**What is expected**
Write out all the lines again, precisely as they stand, but without the images.

"""

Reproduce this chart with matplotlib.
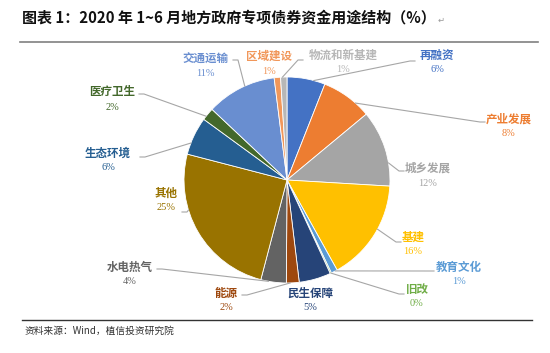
import numpy as np
import matplotlib.pyplot as plt
from matplotlib.lines import Line2D

plt.rcParams['font.family'] = ['Noto Sans CJK SC', 'DejaVu Sans']

# slices, clockwise from 12 o'clock
categories = ['再融资', '产业发展', '城乡发展', '基建', '教育文化', '旧改', '民生保障',
              '能源', '水电热气', '其他', '生态环境', '医疗卫生', '交通运输', '区域建设',
              '物流和新基建']
shares = [6, 8, 12, 16, 1, 0.2, 5, 2, 4, 25, 6, 2, 11, 1, 1]
colors = ['#4472C4', '#ED7D31', '#A5A5A5', '#FFC000', '#5B9BD5', '#70AD47', '#264478',
          '#9E480E', '#636363', '#997300', '#255E91', '#43682B', '#698ED0', '#F1975A',
          '#B7B7B7']

title = '图表 1：2020 年 1~6 月地方政府专项债券资金用途结构（%）'
source = '资料来源：Wind，植信投资研究院'

# label layout in pixels: name centre, and leader anchor (None = no leader)
W, H = 550, 353
label_pos = {
    '再融资': ((437, 55), (415, 61)),
    '产业发展': ((509, 119), (485, 122)),
    '城乡发展': ((428, 168), (404, 171)),
    '基建': ((413, 237), (401, 242)),
    '教育文化': ((459, 267), (434, 271)),
    '旧改': ((417, 289), (404, 294)),
    '民生保障': ((310, 293), None),
    '能源': ((226, 293), (242, 295)),
    '水电热气': ((130, 267), (157, 269)),
    '其他': ((166, 193), (182, 212)),
    '生态环境': ((108, 153), (140, 157)),
    '医疗卫生': ((112, 92), (139, 94)),
    '交通运输': ((205, 59), (233, 60)),
    '区域建设': ((269, 56), None),
    '物流和新基建': ((343, 55), (303, 60)),
}
cx, cy, r = 287, 180, 103


def d(px, py):
    return px, H - py


fig = plt.figure(figsize=(W / 100, H / 100), dpi=100)
ax = fig.add_axes([0, 0, 1, 1])
ax.pie(shares, colors=colors, startangle=90, counterclock=False,
       center=d(cx, cy), radius=r,
       wedgeprops=dict(linewidth=0.6, edgecolor='white'))
ax.set_xlim(0, W)
ax.set_ylim(0, H)
ax.axis('off')

total = sum(shares)
start = 0.0
for cat, val, col in zip(categories, shares, colors):
    a0 = start
    a1 = start + val / total * 360
    start = a1
    (tx, ty), anchor = label_pos[cat]
    ax.text(*d(tx, ty), cat, ha='center', va='center', fontsize=8.3,
            color=col, fontweight='bold')
    ax.text(*d(tx, ty + 15), f'{round(val)}%', ha='center', va='center',
            fontsize=7.5, color=col, family=['Liberation Serif', 'DejaVu Sans'])
    if anchor is None:
        continue
    # angle clockwise from top, towards the anchor, clamped into the slice
    ang = np.degrees(np.arctan2(anchor[0] - cx, cy - anchor[1])) % 360
    lo = a0 + (a1 - a0) * 0.3
    hi = a1 - (a1 - a0) * 0.3
    ang = min(max(ang, lo), hi)
    ex = cx + r * np.sin(np.radians(ang))
    ey = cy - r * np.cos(np.radians(ang))
    stub = -5 if anchor[0] > cx else 5
    pts = [d(ex, ey), d(anchor[0] + stub, anchor[1]), d(*anchor)]
    ax.plot([p[0] for p in pts], [p[1] for p in pts], color='#A6A6A6', lw=0.8)

fig.text(22 / W, 1 - 18 / H, title, ha='left', va='center', fontsize=10.8,
         fontweight='bold', color='#111111')
fig.text(438 / W, 1 - 20 / H, '↵', ha='left', va='center', fontsize=6,
         color='#999999', family=['DejaVu Sans'])
fig.add_artist(Line2D([20 / W, 538 / W], [1 - 41.5 / H] * 2, color='#808080', lw=1.2))
fig.add_artist(Line2D([22 / W, 532 / W], [1 - 320 / H] * 2, color='#333333', lw=1.0))
fig.text(25 / W, 1 - 331 / H, source, ha='left', va='center', fontsize=7,
         color='#333333')

fig.savefig('out.png', dpi=100, facecolor='white')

"""

**Result for this exercise**
Reproduce this chart with matplotlib.
import numpy as np
import matplotlib.pyplot as plt
from matplotlib.lines import Line2D

plt.rcParams['font.family'] = ['Noto Sans CJK SC', 'DejaVu Sans']

# slices, clockwise from 12 o'clock
categories = ['再融资', '产业发展', '城乡发展', '基建', '教育文化', '旧改', '民生保障',
              '能源', '水电热气', '其他', '生态环境', '医疗卫生', '交通运输', '区域建设',
              '物流和新基建']
shares = [6, 8, 12, 16, 1, 0.2, 5, 2, 4, 25, 6, 2, 11, 1, 1]
colors = ['#4472C4', '#ED7D31', '#A5A5A5', '#FFC000', '#5B9BD5', '#70AD47', '#264478',
          '#9E480E', '#636363', '#997300', '#255E91', '#43682B', '#698ED0', '#F1975A',
          '#B7B7B7']

title = '图表 1：2020 年 1~6 月地方政府专项债券资金用途结构（%）'
source = '资料来源：Wind，植信投资研究院'

# label layout in pixels: name centre, and leader anchor (None = no leader)
W, H = 550, 353
label_pos = {
    '再融资': ((437, 55), (415, 61)),
    '产业发展': ((509, 119), (485, 122)),
    '城乡发展': ((428, 168), (404, 171)),
    '基建': ((413, 237), (401, 242)),
    '教育文化': ((459, 267), (434, 271)),
    '旧改': ((417, 289), (404, 294)),
    '民生保障': ((310, 293), None),
    '能源': ((226, 293), (242, 295)),
    '水电热气': ((130, 267), (157, 269)),
    '其他': ((166, 193), (182, 212)),
    '生态环境': ((108, 153), (140, 157)),
    '医疗卫生': ((112, 92), (139, 94)),
    '交通运输': ((205, 59), (233, 60)),
    '区域建设': ((269, 56), None),
    '物流和新基建': ((343, 55), (303, 60)),
}
cx, cy, r = 287, 180, 103


def d(px, py):
    return px, H - py


fig = plt.figure(figsize=(W / 100, H / 100), dpi=100)
ax = fig.add_axes([0, 0, 1, 1])
ax.pie(shares, colors=colors, startangle=90, counterclock=False,
       center=d(cx, cy), radius=r,
       wedgeprops=dict(linewidth=0.6, edgecolor='white'))
ax.set_xlim(0, W)
ax.set_ylim(0, H)
ax.axis('off')

total = sum(shares)
start = 0.0
for cat, val, col in zip(categories, shares, colors):
    a0 = start
    a1 = start + val / total * 360
    start = a1
    (tx, ty), anchor = label_pos[cat]
    ax.text(*d(tx, ty), cat, ha='center', va='center', fontsize=8.3,
            color=col, fontweight='bold')
    ax.text(*d(tx, ty + 15), f'{round(val)}%', ha='center', va='center',
            fontsize=7.5, color=col, family=['Liberation Serif', 'DejaVu Sans'])
    if anchor is None:
        continue
    # angle clockwise from top, towards the anchor, clamped into the slice
    ang = np.degrees(np.arctan2(anchor[0] - cx, cy - anchor[1])) % 360
    lo = a0 + (a1 - a0) * 0.3
    hi = a1 - (a1 - a0) * 0.3
    ang = min(max(ang, lo), hi)
    ex = cx + r * np.sin(np.radians(ang))
    ey = cy - r * np.cos(np.radians(ang))
    stub = -5 if anchor[0] > cx else 5
    pts = [d(ex, ey), d(anchor[0] + stub, anchor[1]), d(*anchor)]
    ax.plot([p[0] for p in pts], [p[1] for p in pts], color='#A6A6A6', lw=0.8)

fig.text(22 / W, 1 - 18 / H, title, ha='left', va='center', fontsize=10.8,
         fontweight='bold', color='#111111')
fig.text(438 / W, 1 - 20 / H, '↵', ha='left', va='center', fontsize=6,
         color='#999999', family=['DejaVu Sans'])
fig.add_artist(Line2D([20 / W, 538 / W], [1 - 41.5 / H] * 2, color='#808080', lw=1.2))
fig.add_artist(Line2D([22 / W, 532 / W], [1 - 320 / H] * 2, color='#333333', lw=1.0))
fig.text(25 / W, 1 - 331 / H, source, ha='left', va='center', fontsize=7,
         color='#333333')

fig.savefig('out.png', dpi=100, facecolor='white')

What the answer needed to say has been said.